Michael Joseph (bearbkk) | 7 comments Guess I'm the first to see Meghan's new invite to introduce ourselves. Let's see...

Sci-Fi was probably my first 'love' when I started reading books for pleasure rather than because I had to. That would be, oh, about 40 years ago. Back then, it was the classics, everything by Clarke, plus some Heinlein, Herbert, Gunn and others. Tried to get into Delany but it was too thick for me back then. I moved away from Sci-Fi as I got older, but am still on the lookout for good stuff when I can find it. I'm kind of into kink now, so The Initiation of Pb500 would probably be the most interesting Sci-Fi read I've had for a while. I just started Brandon Fox's The Finder which is kind of Sc-Fi. I enjoyed his old trilogy, which I guess is being reworked and re-released.

I'm definitely a geek, and it has a lot to do with how I've made my living for most of the last 30 years. Linux runs my desktop, is that geeky enough?

In any book, gay, sci-fi or otherwise, I look for well drawn, three-dimensional characters. Too many books these days are too rushed, with under-developed plot lines and characters.

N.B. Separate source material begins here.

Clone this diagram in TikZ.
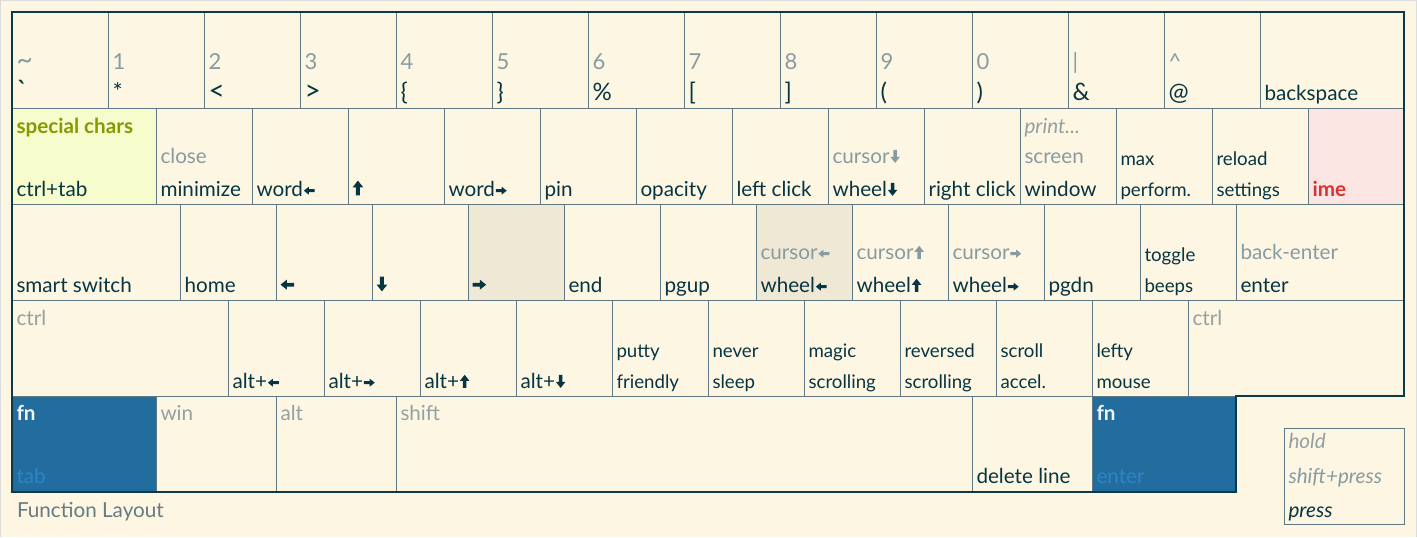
\documentclass[tikz,border=0pt]{standalone}
\usepackage{fontspec}
\setmainfont{Lato}
\definecolor{bg}{HTML}{FDF6E3}
\definecolor{keyline}{HTML}{5E7885}
\definecolor{border}{HTML}{0E3A48}
\definecolor{txt}{HTML}{073642}
\definecolor{holdc}{HTML}{93A1A1}
\definecolor{shiftc}{HTML}{879BA3}
\definecolor{greenc}{HTML}{859900}
\definecolor{greenfill}{HTML}{F6FCCB}
\definecolor{redc}{HTML}{DC322F}
\definecolor{redfill}{HTML}{FBE5E2}
\definecolor{shade}{HTML}{EEE8D5}
\definecolor{fnfill}{HTML}{226C9E}
\definecolor{fntxt}{HTML}{F0F6FA}
\definecolor{fnsub}{HTML}{2A86CA}
\definecolor{titlec}{HTML}{657B83}
\definecolor{framec}{HTML}{DCDCDC}
\newcommand\karr[3]{\tikz[baseline={(0pt,-#3)}]\fill[rotate=#1,scale=#2] (-4.1pt,-1.1pt) -- (0.3pt,-1.1pt) -- (0.3pt,-3pt) -- (4.1pt,0pt) -- (0.3pt,3pt) -- (0.3pt,1.1pt) -- (-4.1pt,1.1pt) -- cycle;}
\newcommand\aL{\kern0.6pt\karr{180}{1}{4pt}}
\newcommand\aR{\kern0.6pt\karr{0}{1}{4pt}}
\newcommand\aU{\kern0.6pt\karr{90}{1.2}{5pt}}
\newcommand\aD{\kern0.6pt\karr{-90}{1.2}{5pt}}
\newcommand\bL{\karr{180}{1.25}{5.5pt}}
\newcommand\bR{\karr{0}{1.25}{5.5pt}}
\newcommand\bU{\karr{90}{1.35}{6pt}}
\newcommand\bD{\karr{-90}{1.35}{6pt}}
\newcommand\kk[5][]{\node[keybox,#1,minimum width={(#4-#3)*0.75pt}] (#2) at ({(#3+#4)/2},{#5+48}) {};}
\newcommand\lb[5][]{\node[lab,#1] (#2) at ({#3+4.5},#4) {#5};}
\tikzset{
  keybox/.style={draw=keyline, line width=0.75pt, fill=bg, inner sep=0pt, outer sep=0pt, minimum height=72pt},
  lab/.style={anchor=base west, inner sep=0pt, outer sep=0pt, text=txt, font=\fontsize{15.5}{18}\selectfont},
  big/.style={font=\fontsize{16.5}{18}\selectfont},
  sym/.style={font=\fontsize{18}{20}\selectfont},
  symx/.style={font=\fontsize{21}{22}\selectfont},
  sm/.style={font=\fontsize{14}{16}\selectfont},
  hold/.style={text=holdc},
  shf/.style={text=shiftc},
  fnkey/.style={fill=fnfill},
  bold/.style={font=\fontsize{15.5}{18}\selectfont\bfseries}
}
\begin{document}
\begin{tikzpicture}[x=0.75pt,y=-0.75pt]
\useasboundingbox (0,0) rectangle (1417,537);
\fill[bg] (0,0) rectangle (1417,537);
\draw[framec, line width=1.5pt] (0,537) -- (0,0) -- (1417,0) -- (1417,537);
% ---------- row 1
\kk{kgrave}{12}{108}{12}
\kk{kone}{108}{204}{12}
\kk{ktwo}{204}{300}{12}
\kk{kthree}{300}{396}{12}
\kk{kfour}{396}{492}{12}
\kk{kfive}{492}{588}{12}
\kk{ksix}{588}{684}{12}
\kk{kseven}{684}{780}{12}
\kk{keight}{780}{876}{12}
\kk{knine}{876}{972}{12}
\kk{kzero}{972}{1068}{12}
\kk{kbar}{1068}{1164}{12}
\kk{kcirc}{1164}{1260}{12}
\kk{kbs}{1260}{1404}{12}
% ---------- row 2
\kk[fill=greenfill]{kspc}{12}{156}{108}
\kk{kmin}{156}{252}{108}
\kk{kwl}{252}{348}{108}
\kk{kup}{348}{444}{108}
\kk{kwr}{444}{540}{108}
\kk{kpin}{540}{636}{108}
\kk{kopa}{636}{732}{108}
\kk{klc}{732}{828}{108}
\kk{kwd}{828}{924}{108}
\kk{krc}{924}{1020}{108}
\kk{kprt}{1020}{1116}{108}
\kk{kmax}{1116}{1212}{108}
\kk{krel}{1212}{1308}{108}
\kk[fill=redfill]{kime}{1308}{1404}{108}
% ---------- row 3
\kk{kss}{12}{180}{204}
\kk{khome}{180}{276}{204}
\kk{kleft}{276}{372}{204}
\kk{kdown}{372}{468}{204}
\kk[fill=shade]{kright}{468}{564}{204}
\kk{kend}{564}{660}{204}
\kk{kpgup}{660}{756}{204}
\kk[fill=shade]{kwhl}{756}{852}{204}
\kk{kwhu}{852}{948}{204}
\kk{kwhr}{948}{1044}{204}
\kk{kpgdn}{1044}{1140}{204}
\kk{kbeep}{1140}{1236}{204}
\kk{kent}{1236}{1404}{204}
% ---------- row 4
\kk{kctl}{12}{228}{300}
\kk{kal}{228}{324}{300}
\kk{kar}{324}{420}{300}
\kk{kau}{420}{516}{300}
\kk{kad}{516}{612}{300}
\kk{kput}{612}{708}{300}
\kk{knev}{708}{804}{300}
\kk{kmag}{804}{900}{300}
\kk{krev}{900}{996}{300}
\kk{kscr}{996}{1092}{300}
\kk{klef}{1092}{1188}{300}
\kk{kctr}{1188}{1404}{300}
% ---------- row 5
\kk[fnkey]{kfn}{12}{156}{396}
\kk{kwin}{156}{276}{396}
\kk{kalt}{276}{396}{396}
\kk{kshf}{396}{972}{396}
\kk{kdel}{972}{1092}{396}
\kk[fnkey]{kfnb}{1092}{1236}{396}
% outer border
\draw[border, line width=1.2pt] (12,12) -- (1404,12) -- (1404,396) -- (1236,396) -- (1236,492) -- (12,492) -- cycle;
% ---------- labels row 1
\lb[shf,symx]{sgrave}{12}{69}{\textasciitilde}
\lb[symx]{pgrave}{12}{100}{\textasciigrave}
\lb[shf,big]{sone}{108}{69}{1}
\lb[sym]{pone}{108}{100}{*}
\lb[shf,big]{stwo}{204}{69}{2}
\lb[symx]{ptwo}{204}{100}{<}
\lb[shf,big]{sthree}{300}{69}{3}
\lb[symx]{pthree}{300}{100}{>}
\lb[shf,big]{sfour}{396}{69}{4}
\lb[sym]{pfour}{396}{100}{\{}
\lb[shf,big]{sfive}{492}{69}{5}
\lb[sym]{pfive}{492}{100}{\}}
\lb[shf,big]{ssix}{588}{69}{6}
\lb[sym]{psix}{588}{100}{\%}
\lb[shf,big]{sseven}{684}{69}{7}
\lb[sym]{pseven}{684}{100}{[}
\lb[shf,big]{seight}{780}{69}{8}
\lb[sym]{peight}{780}{100}{]}
\lb[shf,big]{snine}{876}{69}{9}
\lb[sym]{pnine}{876}{100}{(}
\lb[shf,big]{szero}{972}{69}{0}
\lb[sym]{pzero}{972}{100}{)}
\lb[shf,big]{sbar}{1068}{69}{\textbar}
\lb[sym]{pbar}{1068}{100}{\&}
\lb[shf,big]{scirc}{1164}{69}{\textasciicircum}
\lb[sym]{pcirc}{1164}{100}{@}
\lb{pbs}{1260}{100}{backspace}
% ---------- labels row 2
\lb[bold,text=greenc]{hspc}{12}{133}{special chars}
\lb{pspc}{12}{196}{ctrl+tab}
\lb[shf]{smin}{156}{163}{close}
\lb{pmin}{156}{196}{minimize}
\lb{pwl}{252}{196}{word\aL}
\lb{pup}{348}{196}{\bU}
\lb{pwr}{444}{196}{word\aR}
\lb{ppin}{540}{196}{pin}
\lb{popa}{636}{196}{opacity}
\lb{plc}{732}{196}{left click}
\lb[shf]{swd}{828}{163}{cursor\aD}
\lb{pwd}{828}{196}{wheel\aD}
\lb{prc}{924}{196}{right click}
\lb[hold]{hprt}{1020}{133}{\itshape print...}
\lb[shf]{sprt}{1020}{163}{screen}
\lb{pprt}{1020}{196}{window}
\lb[sm]{smax}{1116}{165}{max}
\lb[sm]{pmax}{1116}{196}{perform.}
\lb[sm]{srel}{1212}{165}{reload}
\lb[sm]{prel}{1212}{196}{settings}
\lb[bold,text=redc]{pime}{1308}{196}{ime}
% ---------- labels row 3
\lb{pss}{12}{292}{smart switch}
\lb{phome}{180}{292}{home}
\lb{pleft}{276}{292}{\bL}
\lb{pdown}{372}{292}{\bD}
\lb{pright}{468}{292}{\bR}
\lb{pend}{564}{292}{end}
\lb{ppgup}{660}{292}{pgup}
\lb[shf]{swhl}{756}{259}{cursor\aL}
\lb{pwhl}{756}{292}{wheel\aL}
\lb[shf]{swhu}{852}{259}{cursor\aU}
\lb{pwhu}{852}{292}{wheel\aU}
\lb[shf]{swhr}{948}{259}{cursor\aR}
\lb{pwhr}{948}{292}{wheel\aR}
\lb{ppgdn}{1044}{292}{pgdn}
\lb[sm]{sbeep}{1140}{261}{toggle}
\lb[sm]{pbeep}{1140}{292}{beeps}
\lb[shf]{sent}{1236}{259}{back-enter}
\lb{pent}{1236}{292}{enter}
% ---------- labels row 4
\lb[hold]{hctl}{12}{325}{ctrl}
\lb{pal}{228}{388}{alt+\aL}
\lb{par}{324}{388}{alt+\aR}
\lb{pau}{420}{388}{alt+\aU}
\lb{pad}{516}{388}{alt+\aD}
\lb[sm]{sput}{612}{357}{putty}
\lb[sm]{pput}{612}{388}{friendly}
\lb[sm]{snev}{708}{357}{never}
\lb[sm]{pnev}{708}{388}{sleep}
\lb[sm]{smag}{804}{357}{magic}
\lb[sm]{pmag}{804}{388}{scrolling}
\lb[sm]{srev}{900}{357}{reversed}
\lb[sm]{prev}{900}{388}{scrolling}
\lb[sm]{sscr}{996}{357}{scroll}
\lb[sm]{pscr}{996}{388}{accel.}
\lb[sm]{slef}{1092}{357}{lefty}
\lb[sm]{plef}{1092}{388}{mouse}
\lb[hold]{hctr}{1188}{325}{ctrl}
% ---------- labels row 5
\lb[bold,text=fntxt]{hfn}{12}{420}{fn}
\lb[text=fnsub]{pfn}{12}{483}{tab}
\lb[hold]{hwin}{156}{420}{win}
\lb[hold]{halt}{276}{420}{alt}
\lb[hold]{hshf}{396}{420}{shift}
\lb{pdel}{972}{483}{delete line}
\lb[bold,text=fntxt]{hfnb}{1092}{420}{fn}
\lb[text=fnsub]{pfnb}{1092}{483}{enter}
% ---------- legend and title
\node[draw=keyline, line width=0.75pt, inner sep=0pt, minimum width=90pt, minimum height=72pt] (legend) at (1344,476) {};
\lb[hold]{lhold}{1284}{448}{\itshape hold}
\lb[shf]{lshift}{1284}{483}{\itshape shift+press}
\lb{lpress}{1284}{517}{\itshape press}
\node[lab, text=titlec] (title) at (17,517) {Function Layout};
\end{tikzpicture}
\end{document}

I finish them thinking the author has left so much on the table and not really done the job. In sci-fi, of course, verisimilitude is all important. The author has to make you believe that it's all possible, otherwise it's fantasy.


message 2: by Charming, Order theorist (new)

Charming (charming_euphemism) | 787 comments Mod
Hi Michael. What kind of scifi do you like best? Hard or soft? Cheerful or depressing? Romance or gay lit? Or is it all good?


message 3: by Michael (new)

Michael Joseph (bearbkk) | 7 comments I've read it all and I don't think I have a type. I don't read much these days that doesn't have gay characters, and I generally avoid anything that sounds too depressing, although there is some good stuff out there that's not all that cheerful. I read Remastering Jerna a few months ago, which is pretty depressing for most of the book, but a fascinating read. It's more speculative than sci-fi though.


message 4: by Meghan (new)

 Meghan (mm_reads) | 168 comments Mod
Hi Michael, glad to hear from you! There was some discussion of the "gay lit = depressing" I stumbled across somewhere. But the argument was made that that is more the older literature out there. I don't remember where that discussion was at. Anyway, it seems like there is a lot out there that is well, not HEA, but not depressing either. :)


message 5: by Michael (new)

Michael Joseph (bearbkk) | 7 comments Hi Meghan, yes I vaguely remember seeing that same discussion somewhere as well. When I was a kid, there basically were no gay characters to be seen anywhere. When I started reading the classical stuff - I got into the English writers big time - Waugh, Maugham, etc. - there were either no gay characters, or very veiled ones, like those featured in Barbara Pym. Then I discovered real gay characters in the historicals of Mary Renault. Most of her books aren't HEA, but hey, Alexander really died, there's no way the Persian Boy can be HEA with him.

These days there's a lot more to choose from, and it runs the complete gamut from laugh-out-loud hilarious to serious romance to tragedy. Not all of it's good of course. I review books for two other sites and I've read some real crap, but no matter what you like to read, chances are there are plenty of good books to choose from.


message 6: by Oco (last edited Feb 16, 2012 10:24PM) (new)

Oco (Ocotillo) | 107 comments I'm guessing that might have been the discussion in JL's forum?

http://www.goodreads.com/topic/show/7...

Starting with Dev's message 171? It was a short discussion, but interesting.

Anyway, that may be neither here nor there, and I'm sure it gets discussed often enough.

I'm big on characterization as well. I'll forgive all kinds of plotting sins if I believe in the characters and see them as strong, multidimensional people. And yes, like those slow deep developments. To me it's like have steak for dinner instead of Doritos. :)

I think that's part of why I like Cherryh so much (the other part is she does internal conflict like nobody's business). She's been called plodding, but I really dig her writing.


message 7: by Jerry (new)

Jerry | 19 comments Michael wrote: "Guess I'm the first to see Meghan's new invite to introduce ourselves. Let's see...

Sci-Fi was probably my first 'love' when I started reading books for pleasure rather than because I had to. That..."


Hi Michael, glad to meet you.
I agree that some gay lit is depressing. That's how I found myself loving Gay Romance, it has mostly positive role models. When I discovered there was a gay Sci-fi club, it was fantastic. Now I can find books that fill 2 or more genres at the same time.